Post-NYT acquisition in February 2022, the users thought that their favourite game will now start charging from the users. However, it was kept free by NYT and is still free. The NYT added 387,000 net digital subscribers in what it described as its best quarter yet because of Wordle.
Was that the strategy of Josh Wardle to give it to NYT to increase their digital subscribers or
Is Wordle in any way contributing to the revenue of NYT?
To summarize this example of Wordle’s rise and fall, the primary reasons for the failure of Wordle are:
- Lack of Strategic Thinking
- Lack of Vision
- Lack of Long-term planning & having the foresight to make the product and the company scale.
- Lack of Competitive analysis and competition strategy.
- The core competency of Josh was software development and had the low business acumen to make the the product and then scale it.
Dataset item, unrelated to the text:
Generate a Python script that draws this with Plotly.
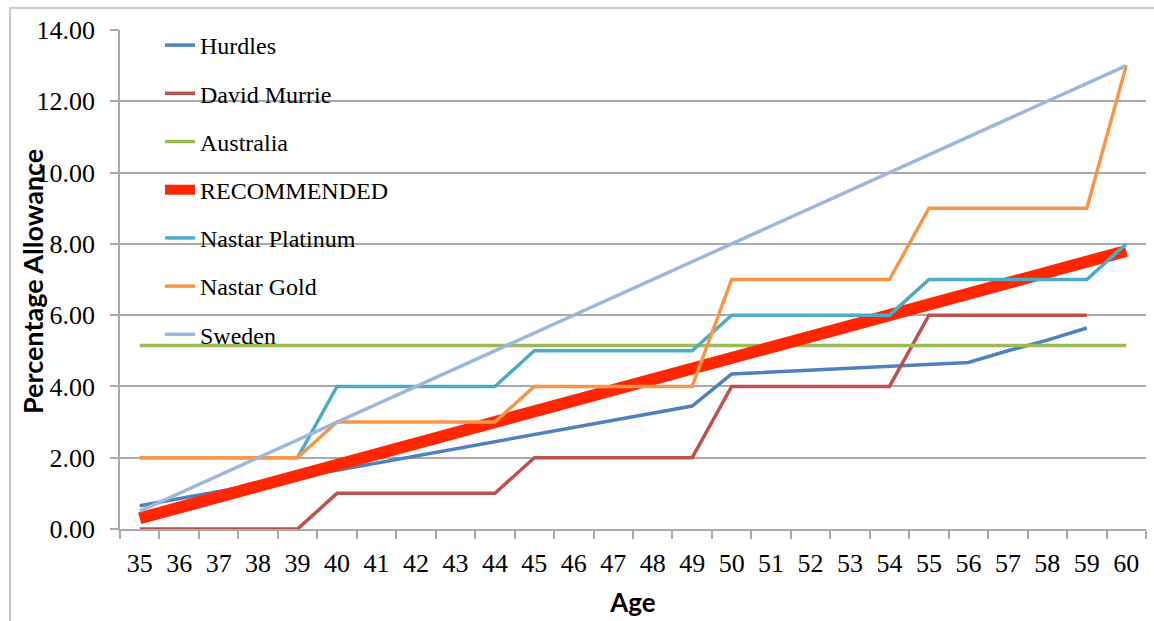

The product was made for fun and as a side hustle project which lacked Business strategic thinking and Long-term planning.
- The Wordle product was not aligned with the core competency of Josh.
Josh was technically competent to build the product and hence the product was built, but scaling, and growing the business and the product requires Business strategic capabilities. The Business Strategic thinking was missing in Wordle and hence it failed.
Business Strategy is critical for Product Growth and sustaining Products in its lifecycle.
Hence, Product managers need to uplift their Product Strategic thinking.